TASK REQUIREMENTS
Count how many lines hold the string "draws". Answer with that number and nothing more.

(Records from a data collection)
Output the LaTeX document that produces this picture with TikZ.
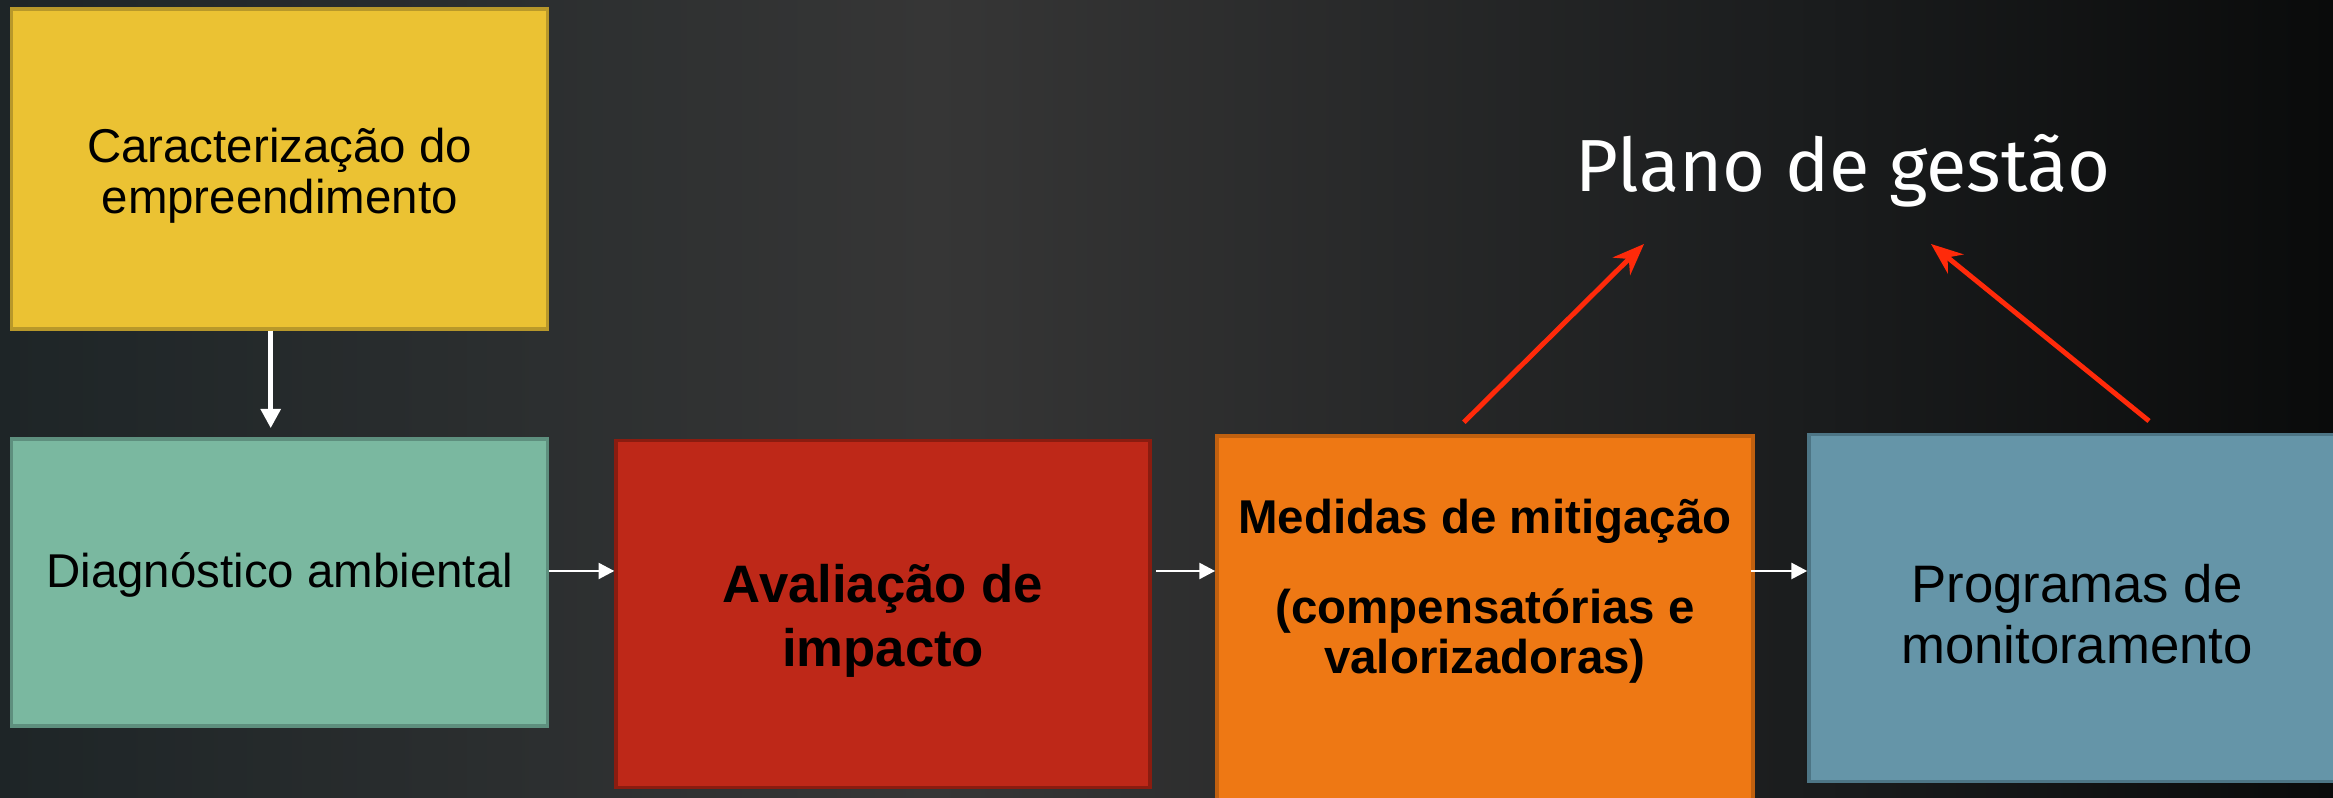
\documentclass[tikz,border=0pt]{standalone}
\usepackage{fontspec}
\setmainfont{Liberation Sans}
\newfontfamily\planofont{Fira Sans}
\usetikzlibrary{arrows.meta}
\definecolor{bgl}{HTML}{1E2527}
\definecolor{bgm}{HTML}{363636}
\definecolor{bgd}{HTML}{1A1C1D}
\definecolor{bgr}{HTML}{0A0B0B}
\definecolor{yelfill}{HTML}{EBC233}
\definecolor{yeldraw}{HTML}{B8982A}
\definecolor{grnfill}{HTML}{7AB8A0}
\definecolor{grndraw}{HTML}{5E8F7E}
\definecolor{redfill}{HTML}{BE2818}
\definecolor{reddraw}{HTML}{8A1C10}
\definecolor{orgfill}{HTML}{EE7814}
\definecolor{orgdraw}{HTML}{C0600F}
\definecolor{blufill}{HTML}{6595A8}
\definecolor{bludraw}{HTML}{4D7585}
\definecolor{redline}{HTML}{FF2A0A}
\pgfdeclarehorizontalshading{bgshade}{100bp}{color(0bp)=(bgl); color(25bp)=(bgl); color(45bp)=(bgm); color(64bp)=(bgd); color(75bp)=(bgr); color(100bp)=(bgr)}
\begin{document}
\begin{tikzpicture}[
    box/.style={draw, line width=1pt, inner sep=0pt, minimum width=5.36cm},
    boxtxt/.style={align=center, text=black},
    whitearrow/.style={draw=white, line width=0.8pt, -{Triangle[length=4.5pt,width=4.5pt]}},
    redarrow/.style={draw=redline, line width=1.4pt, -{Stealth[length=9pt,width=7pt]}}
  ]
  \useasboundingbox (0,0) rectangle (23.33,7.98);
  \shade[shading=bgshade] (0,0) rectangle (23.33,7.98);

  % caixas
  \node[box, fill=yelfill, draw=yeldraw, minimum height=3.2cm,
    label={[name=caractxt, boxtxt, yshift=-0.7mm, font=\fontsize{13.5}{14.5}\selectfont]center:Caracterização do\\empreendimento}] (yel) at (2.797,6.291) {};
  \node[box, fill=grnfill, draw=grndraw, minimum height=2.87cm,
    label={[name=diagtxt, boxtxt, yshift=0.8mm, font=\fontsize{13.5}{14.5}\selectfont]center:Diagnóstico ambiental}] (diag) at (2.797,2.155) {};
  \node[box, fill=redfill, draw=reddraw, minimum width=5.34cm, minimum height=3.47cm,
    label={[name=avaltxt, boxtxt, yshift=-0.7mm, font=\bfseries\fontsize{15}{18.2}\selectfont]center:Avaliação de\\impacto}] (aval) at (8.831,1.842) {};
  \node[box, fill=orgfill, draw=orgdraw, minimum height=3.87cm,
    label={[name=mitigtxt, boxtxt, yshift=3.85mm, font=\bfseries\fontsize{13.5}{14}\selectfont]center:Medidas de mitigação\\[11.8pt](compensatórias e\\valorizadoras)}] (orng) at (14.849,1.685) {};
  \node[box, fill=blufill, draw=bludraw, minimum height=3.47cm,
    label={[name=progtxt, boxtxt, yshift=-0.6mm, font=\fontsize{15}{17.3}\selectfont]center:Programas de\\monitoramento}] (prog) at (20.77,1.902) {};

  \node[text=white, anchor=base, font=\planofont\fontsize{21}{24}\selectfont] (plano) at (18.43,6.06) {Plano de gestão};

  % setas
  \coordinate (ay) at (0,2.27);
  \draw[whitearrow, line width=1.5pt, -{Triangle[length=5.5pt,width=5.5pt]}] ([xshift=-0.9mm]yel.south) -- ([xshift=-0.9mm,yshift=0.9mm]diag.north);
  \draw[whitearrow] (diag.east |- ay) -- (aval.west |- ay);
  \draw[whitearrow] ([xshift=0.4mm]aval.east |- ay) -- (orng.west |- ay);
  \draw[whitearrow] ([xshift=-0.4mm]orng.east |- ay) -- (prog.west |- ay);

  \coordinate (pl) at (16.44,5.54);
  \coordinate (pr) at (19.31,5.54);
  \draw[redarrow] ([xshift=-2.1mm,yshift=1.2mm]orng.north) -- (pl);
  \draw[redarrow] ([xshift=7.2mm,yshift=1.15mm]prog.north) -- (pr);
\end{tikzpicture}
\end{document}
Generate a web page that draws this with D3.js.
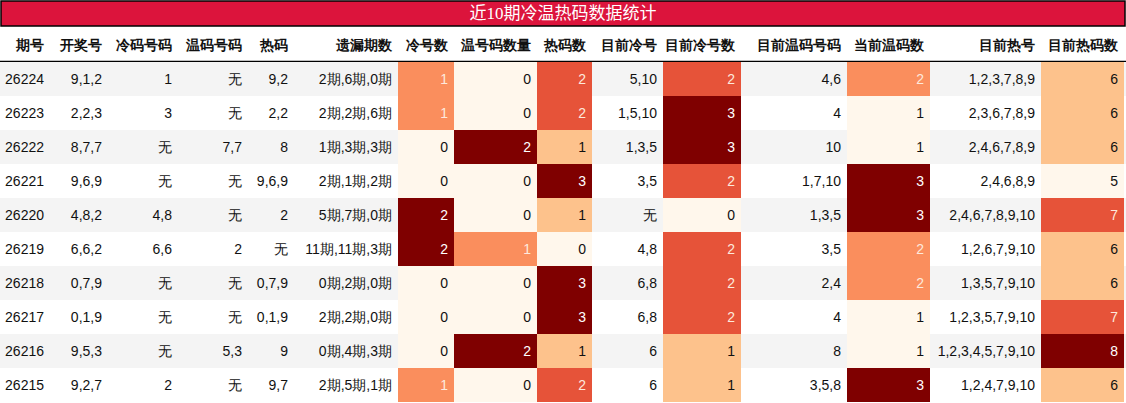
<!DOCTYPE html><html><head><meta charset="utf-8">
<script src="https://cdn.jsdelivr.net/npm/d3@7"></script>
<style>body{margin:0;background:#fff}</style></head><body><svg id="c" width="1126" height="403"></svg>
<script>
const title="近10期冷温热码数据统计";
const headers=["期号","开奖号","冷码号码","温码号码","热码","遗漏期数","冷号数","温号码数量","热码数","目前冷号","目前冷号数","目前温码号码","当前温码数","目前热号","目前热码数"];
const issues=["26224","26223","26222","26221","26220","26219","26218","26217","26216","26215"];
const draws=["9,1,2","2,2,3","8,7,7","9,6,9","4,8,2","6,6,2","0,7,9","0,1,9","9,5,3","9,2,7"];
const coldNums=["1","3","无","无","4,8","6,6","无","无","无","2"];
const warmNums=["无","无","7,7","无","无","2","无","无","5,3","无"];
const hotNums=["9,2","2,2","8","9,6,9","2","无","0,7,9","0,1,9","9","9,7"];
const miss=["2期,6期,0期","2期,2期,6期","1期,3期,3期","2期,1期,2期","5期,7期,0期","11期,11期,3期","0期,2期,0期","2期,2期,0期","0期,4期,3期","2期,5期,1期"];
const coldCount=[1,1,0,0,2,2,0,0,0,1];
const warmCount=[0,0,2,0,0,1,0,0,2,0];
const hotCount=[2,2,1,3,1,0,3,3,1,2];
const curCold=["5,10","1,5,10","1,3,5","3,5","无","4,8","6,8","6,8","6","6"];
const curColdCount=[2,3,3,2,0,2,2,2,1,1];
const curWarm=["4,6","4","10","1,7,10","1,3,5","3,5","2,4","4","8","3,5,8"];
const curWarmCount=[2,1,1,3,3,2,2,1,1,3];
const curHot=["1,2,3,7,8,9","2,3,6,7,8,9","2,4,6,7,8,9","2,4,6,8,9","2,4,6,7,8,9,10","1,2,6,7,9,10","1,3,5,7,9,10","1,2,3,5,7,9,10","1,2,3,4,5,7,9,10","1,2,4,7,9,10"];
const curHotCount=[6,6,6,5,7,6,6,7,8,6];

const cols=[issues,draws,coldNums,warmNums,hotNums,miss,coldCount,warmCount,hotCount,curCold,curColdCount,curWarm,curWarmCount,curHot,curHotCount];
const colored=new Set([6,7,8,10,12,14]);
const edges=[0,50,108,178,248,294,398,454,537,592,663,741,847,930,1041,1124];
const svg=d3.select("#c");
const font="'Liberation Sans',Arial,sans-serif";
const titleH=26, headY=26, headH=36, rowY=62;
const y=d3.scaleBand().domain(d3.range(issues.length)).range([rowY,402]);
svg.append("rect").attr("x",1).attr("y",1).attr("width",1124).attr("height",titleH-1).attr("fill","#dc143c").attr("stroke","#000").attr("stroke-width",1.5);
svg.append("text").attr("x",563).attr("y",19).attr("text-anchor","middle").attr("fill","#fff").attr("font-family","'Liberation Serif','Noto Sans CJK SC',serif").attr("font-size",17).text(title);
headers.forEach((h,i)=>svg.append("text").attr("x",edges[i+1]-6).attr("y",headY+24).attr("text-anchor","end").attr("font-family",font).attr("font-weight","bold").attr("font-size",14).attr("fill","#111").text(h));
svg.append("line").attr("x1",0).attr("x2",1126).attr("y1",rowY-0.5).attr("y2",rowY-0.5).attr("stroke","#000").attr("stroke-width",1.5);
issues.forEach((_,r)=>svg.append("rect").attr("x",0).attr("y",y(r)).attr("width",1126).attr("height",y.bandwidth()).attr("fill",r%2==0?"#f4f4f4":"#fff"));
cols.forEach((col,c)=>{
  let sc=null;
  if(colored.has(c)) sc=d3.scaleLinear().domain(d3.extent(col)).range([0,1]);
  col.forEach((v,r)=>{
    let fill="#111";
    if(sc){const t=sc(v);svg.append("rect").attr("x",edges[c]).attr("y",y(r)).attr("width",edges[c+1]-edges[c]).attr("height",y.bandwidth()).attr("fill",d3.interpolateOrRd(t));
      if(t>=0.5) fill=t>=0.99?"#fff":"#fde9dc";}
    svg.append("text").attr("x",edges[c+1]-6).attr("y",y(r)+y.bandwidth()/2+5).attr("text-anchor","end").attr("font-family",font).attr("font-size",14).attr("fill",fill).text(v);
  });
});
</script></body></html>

ANSWER BELOW
3